Top court finds Ontario spending limits on third-party election ads unconstitutional
CBC
The Supreme Court of Canada has found an Ontario law that limits spending on third-party election advertising violates the constitutional right to vote.
The country's highest court dismissed the Ontario government's appeal with a split 5-4 decision and struck down that part of the law.
Before 2021, third parties in Ontario could spend up to $600,000 on advertising in the six months before a fixed-date provincial election call.
That year, Premier Doug Ford's government stretched the restricted spending period to one year while keeping the spending limit the same. The law did not contemplate snap elections, like the one that Premier Doug Ford recently called and won.
The top court's ruling, released on Friday, said the spending limit law is so disproportionate that it allows political parties to "drown out" the voices of third parties.
"The statutory provisions create an absolute disproportionality in the broader political discourse that deprives voters of a broad range of views and perspectives on issues during a critical period in the democratic cycle," said Friday's decision, authored by Justice Andromache Karakatsanis.
"This undermines the voter's right to an informed vote and to meaningful participation in the electoral process."

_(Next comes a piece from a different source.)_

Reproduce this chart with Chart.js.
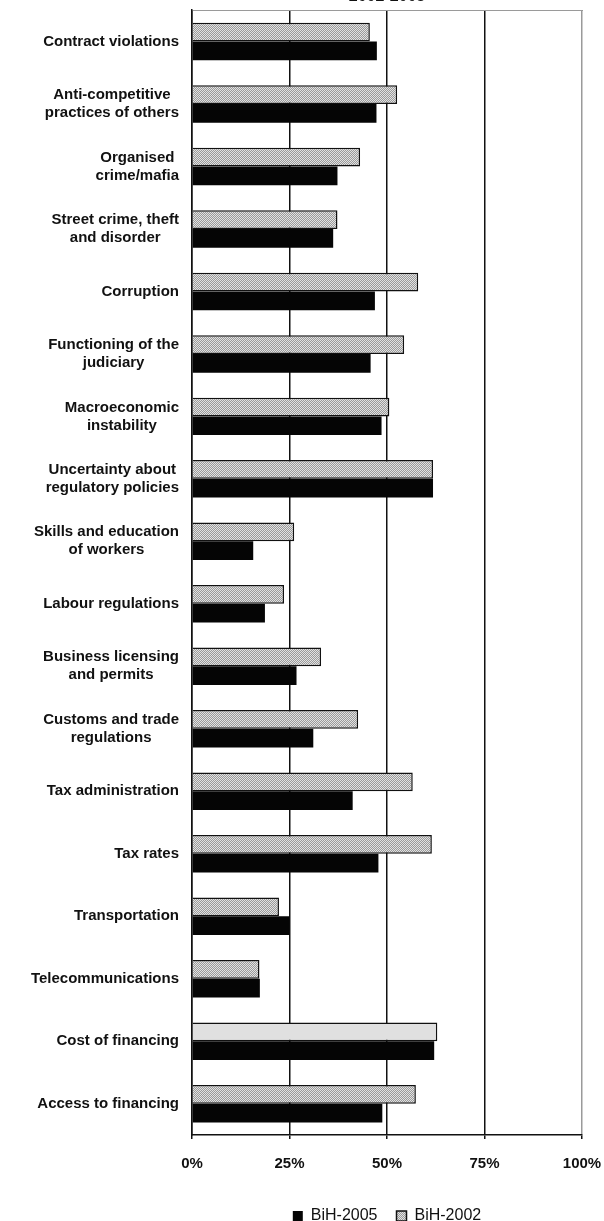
<!DOCTYPE html>
<html>
<head>
<meta charset="utf-8">
<script src="https://cdn.jsdelivr.net/npm/chart.js@4.4.1/dist/chart.umd.min.js"></script>
<style>
  html, body { margin: 0; padding: 0; background: #fff; overflow: hidden; }
  #marco { position: relative; width: 604px; height: 1221px; overflow: hidden; }
  #lienzo { position: absolute; left: 0; top: -13px; width: 604px; height: 1247px; }
</style>
</head>
<body>
<div id="marco">
  <div id="lienzo"><canvas id="grafica"></canvas></div>
</div>
<script>
/* =======================================
   DATOS
======================================= */
const categorias = [
  "Contract violations",
  ["Anti-competitive", "practices of others"],
  ["Organised", "crime/mafia"],
  ["Street crime, theft", "and disorder"],
  "Corruption",
  ["Functioning of the", "judiciary"],
  ["Macroeconomic", "instability"],
  ["Uncertainty about", "regulatory policies"],
  ["Skills and education", "of workers"],
  "Labour regulations",
  ["Business licensing", "and permits"],
  ["Customs and trade", "regulations"],
  "Tax administration",
  "Tax rates",
  "Transportation",
  "Telecommunications",
  "Cost of financing",
  "Access to financing"
];

const valores2002 = [45.6, 52.6, 43.1, 37.3, 58.0, 54.4, 50.6, 61.8, 26.2, 23.6, 33.1, 42.6, 56.6, 61.5, 22.3, 17.3, 62.9, 57.4];
const valores2005 = [47.4, 47.3, 37.3, 36.2, 46.9, 45.8, 48.6, 61.8, 15.7, 18.7, 26.8, 31.1, 41.2, 47.8, 25.0, 17.4, 62.1, 48.8];

const etiquetasSeries = ["BiH-2002", "BiH-2005"];
const ticksX = [0, 25, 50, 75, 100];
const titulo = "2002-2005";

const FUENTE = '"Liberation Sans", Arial, sans-serif';

/* =======================================
   UTILIDADES
======================================= */
// Trama punteada gris como en el original escaneado
function crearTrama() {
  const c = document.createElement("canvas");
  c.width = 2;
  c.height = 2;
  const g = c.getContext("2d");
  g.fillStyle = "#e2e2e2";
  g.fillRect(0, 0, 2, 2);
  g.fillStyle = "#9a9a9a";
  g.fillRect(0, 0, 1, 1);
  g.fillRect(1, 1, 1, 1);
  return g.createPattern(c, "repeat");
}

const trama = crearTrama();

// Etiquetas del eje Y: bloque alineado a la derecha, líneas centradas
const etiquetasCentradas = {
  id: "etiquetasCentradas",
  afterDraw(chart) {
    const escala = chart.scales.y;
    const ctx = chart.ctx;
    ctx.save();
    ctx.font = "bold 15px " + FUENTE;
    ctx.fillStyle = "#111";
    ctx.textAlign = "center";
    ctx.textBaseline = "middle";
    categorias.forEach((cat, i) => {
      const lineas = Array.isArray(cat) ? cat : [cat];
      const ancho = Math.max(...lineas.map((l) => ctx.measureText(l).width));
      const cx = escala.right - 13 - ancho / 2;
      const cy = escala.getPixelForValue(i);
      lineas.forEach((l, j) => {
        ctx.fillText(l, cx, cy + (j - (lineas.length - 1) / 2) * 18);
      });
    });
    ctx.restore();
  }
};

/* =======================================
   GRÁFICA
======================================= */
new Chart(document.getElementById("grafica"), {
  type: "bar",
  data: {
    labels: categorias,
    datasets: [
      {
        label: etiquetasSeries[0],
        data: valores2002,
        backgroundColor: (c) => (categorias[c.dataIndex] === "Cost of financing" ? "#e0e0e0" : trama),
        borderColor: "#111",
        borderWidth: 1.5,
        categoryPercentage: 0.6,
        barPercentage: 1.0
      },
      {
        label: etiquetasSeries[1],
        data: valores2005,
        backgroundColor: "#050505",
        borderColor: "#050505",
        borderWidth: 0,
        categoryPercentage: 0.6,
        barPercentage: 1.0
      }
    ]
  },
  options: {
    indexAxis: "y",
    responsive: true,
    maintainAspectRatio: false,
    animation: false,
    layout: { padding: { left: 0, right: 22, top: 0, bottom: 0 } },
    scales: {
      x: {
        min: 0,
        max: 100,
        afterBuildTicks: (s) => { s.ticks = ticksX.map((v) => ({ value: v })); },
        afterFit: (s) => { s.paddingRight = 0; },
        ticks: {
          callback: (v) => v + "%",
          color: "#111",
          font: { family: FUENTE, size: 15, weight: "bold" },
          padding: 16
        },
        grid: {
          color: (c) => (c.tick && c.tick.value === 100 ? "#9a9a9a" : "#111"),
          lineWidth: 1.5,
          tickColor: "#111",
          tickLength: 4
        },
        border: { color: "#111", width: 1.5 }
      },
      x2: {
        position: "top",
        min: 0,
        max: 100,
        ticks: { display: false },
        grid: { display: false, drawTicks: false },
        border: { color: "#9a9a9a", width: 1, dash: [2, 2] }
      },
      y: {
        afterFit: (s) => { s.width = 192; },
        ticks: {
          color: "transparent",
          font: { family: FUENTE, size: 15, weight: "bold" },
          padding: 13
        },
        grid: { display: false },
        border: { color: "#111", width: 1.5 }
      }
    },
    plugins: {
      title: {
        display: true,
        text: titulo,
        fullSize: false,
        color: "#111",
        font: { family: FUENTE, size: 16, weight: "bold" },
        padding: { top: 0, bottom: 4 }
      },
      legend: {
        position: "bottom",
        fullSize: false,
        reverse: true,
        labels: {
          color: "#111",
          font: { family: FUENTE, size: 16 },
          boxWidth: 10,
          boxHeight: 10,
          padding: 19
        }
      },
      tooltip: { enabled: false }
    }
  },
  plugins: [etiquetasCentradas]
});
</script>
</body>
</html>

The court found that section of the law "cannot be justified in a free and democratic society" and upheld the Appeal Court's decision to strike down the law.
As of Friday, the provisions are "of no force and effect," the court affirmed.
The province said it will review the decision and "determine next steps in due course."
"Having just finished the election, in which the people gave Premier Ford and our government a strong mandate, this decision has no immediate impact," said Grace Lee, Ford's spokeswoman.
Doug Ford's Progressive Conservative government previously argued the extended restriction was necessary to protect elections from outside influence, but critics said it amounted to trying to silence criticism ahead of the 2022 provincial election.
The government argued the Court of Appeal had applied the wrong legal test and failed to defer to the application judge's factual findings.
The majority of the Supreme Court ultimately disagreed, but four justices dissented.